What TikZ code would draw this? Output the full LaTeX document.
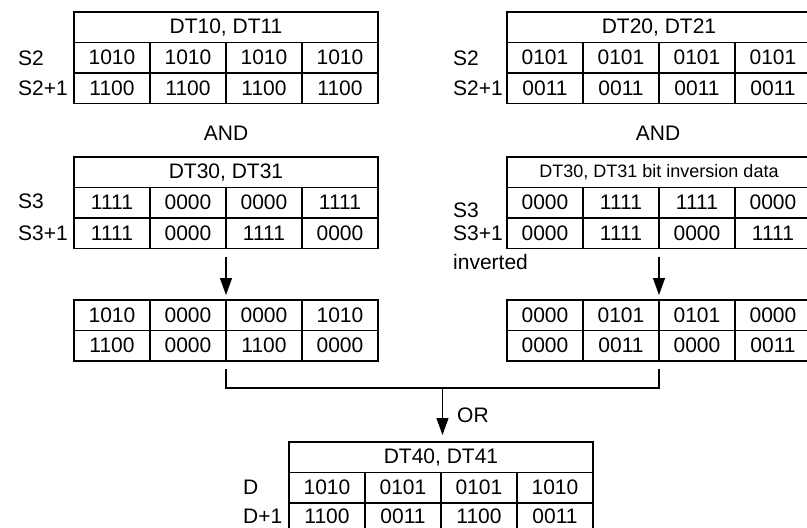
\documentclass[tikz,border=0pt]{standalone}
\usepackage{fontspec}
\setmainfont{Liberation Sans}
\usetikzlibrary{arrows.meta,positioning,calc}

\tikzset{
  every node/.style={font=\fontsize{21}{24}\selectfont},
  cell/.style={draw, line width=1.2pt, minimum width=76pt, minimum height=30.5pt, inner sep=0pt, outer sep=0pt},
  hdrcell/.style={cell, minimum width=304pt},
  rowb/.style={},
  lbl/.style={anchor=west, inner sep=0pt},
  flow/.style={line width=1.2pt, -{Triangle[width=12pt,length=17pt]}},
}

% two data rows of four cells, top left corner at #2
\newcommand{\bitrows}[4]{%
  \foreach \v [count=\c] in {#3}
    \node[cell, anchor=north west] (#1-a\c) at ($#2+(\c*76-76,0)$) {\v};
  \foreach \v [count=\c] in {#4}
    \node[cell, rowb, anchor=north west] (#1-b\c) at ($#2+(\c*76-76,30.5)$) {\v};
}

\begin{document}
\begin{tikzpicture}[x=1pt, y=-1pt]
  \path[use as bounding box] (0,0) rectangle (807,528);
  \clip (0,0) rectangle (807,528);
  % Operands
  \node[hdrcell, anchor=north west] (T1-h) at (74,12) {DT10, DT11};
  \bitrows{T1}{(T1-h.south west)}{1010,1010,1010,1010}{1100,1100,1100,1100}
  \node[hdrcell, anchor=north west] (T2-h) at (507,12) {DT20, DT21};
  \bitrows{T2}{(T2-h.south west)}{0101,0101,0101,0101}{0011,0011,0011,0011}
  \node[lbl] (T1-s) at (18,58) {S2};
  \node[lbl] (T1-t) at (18,88) {S2+1};
  \node[lbl] (T2-s) at (453,58) {S2};
  \node[lbl] (T2-t) at (453,88) {S2+1};
  % AND
  \node (and1) at (226,133) {AND};
  \node (and2) at (658,133) {AND};
  % Masks
  \node[hdrcell, anchor=north west] (T3-h) at (74,157) {DT30, DT31};
  \bitrows{T3}{(T3-h.south west)}{1111,0000,0000,1111}{1111,0000,1111,0000}
  \node[hdrcell, anchor=north west, font=\fontsize{18}{20}\selectfont] (T4-h) at (507,157) {DT30, DT31 bit inversion data};
  \bitrows{T4}{(T4-h.south west)}{0000,1111,1111,0000}{0000,1111,0000,1111}
  \node[lbl] (T3-s) at (18,201) {S3};
  \node[lbl] (T3-t) at (18,233) {S3+1};
  \node[lbl] (T4-s) at (453,210) {S3};
  \node[lbl] (T4-t) at (453,233) {S3+1};
  \node[lbl] (T4-u) at (453,262) {inverted};
  % AND results
  \bitrows{R1}{(74,300)}{1010,0000,0000,1010}{1100,0000,1100,0000}
  \bitrows{R2}{(507,300)}{0000,0101,0101,0000}{0000,0011,0000,0011}
  \draw[flow] ([yshift=-8pt]T3-b2.south east) -- ([yshift=5pt]R1-a2.north east);
  \draw[flow] ([yshift=-8pt]T4-b2.south east) -- ([yshift=5pt]R2-a2.north east);
  % OR result
  \node[hdrcell, anchor=north west] (T5-h) at (289,442) {DT40, DT41};
  \begin{scope}[rowb/.style={minimum height=27pt}]
    \bitrows{T5}{(T5-h.south west)}{1010,0101,0101,1010}{1100,0011,1100,0011}
  \end{scope}
  \node[lbl] (T5-s) at (243,487) {D};
  \node[lbl] (T5-t) at (243,516) {D+1};
  \coordinate (orL) at ([yshift=-8pt]R1-b2.south east);
  \coordinate (orR) at ([yshift=-8pt]R2-b2.south east);
  \coordinate (orM) at ($(orL)!0.5!(orR)+(0,19)$);
  \draw[line width=1.2pt] (orL) -- ++(0,19) -| (orR);
  \draw[flow] (orM) -- ([yshift=7pt]T5-h.north -| orM);
  \node[lbl] (orlbl) at (457,415) {OR};
\end{tikzpicture}
\end{document}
--------------------------------
### Set problem
Copy each line that contains the word "draw".

### Solution to the exercise
What TikZ code would draw this? Output the full LaTeX document.
  cell/.style={draw, line width=1.2pt, minimum width=76pt, minimum height=30.5pt, inner sep=0pt, outer sep=0pt},
  \draw[flow] ([yshift=-8pt]T3-b2.south east) -- ([yshift=5pt]R1-a2.north east);
  \draw[flow] ([yshift=-8pt]T4-b2.south east) -- ([yshift=5pt]R2-a2.north east);
  \draw[line width=1.2pt] (orL) -- ++(0,19) -| (orR);
  \draw[flow] (orM) -- ([yshift=7pt]T5-h.north -| orM);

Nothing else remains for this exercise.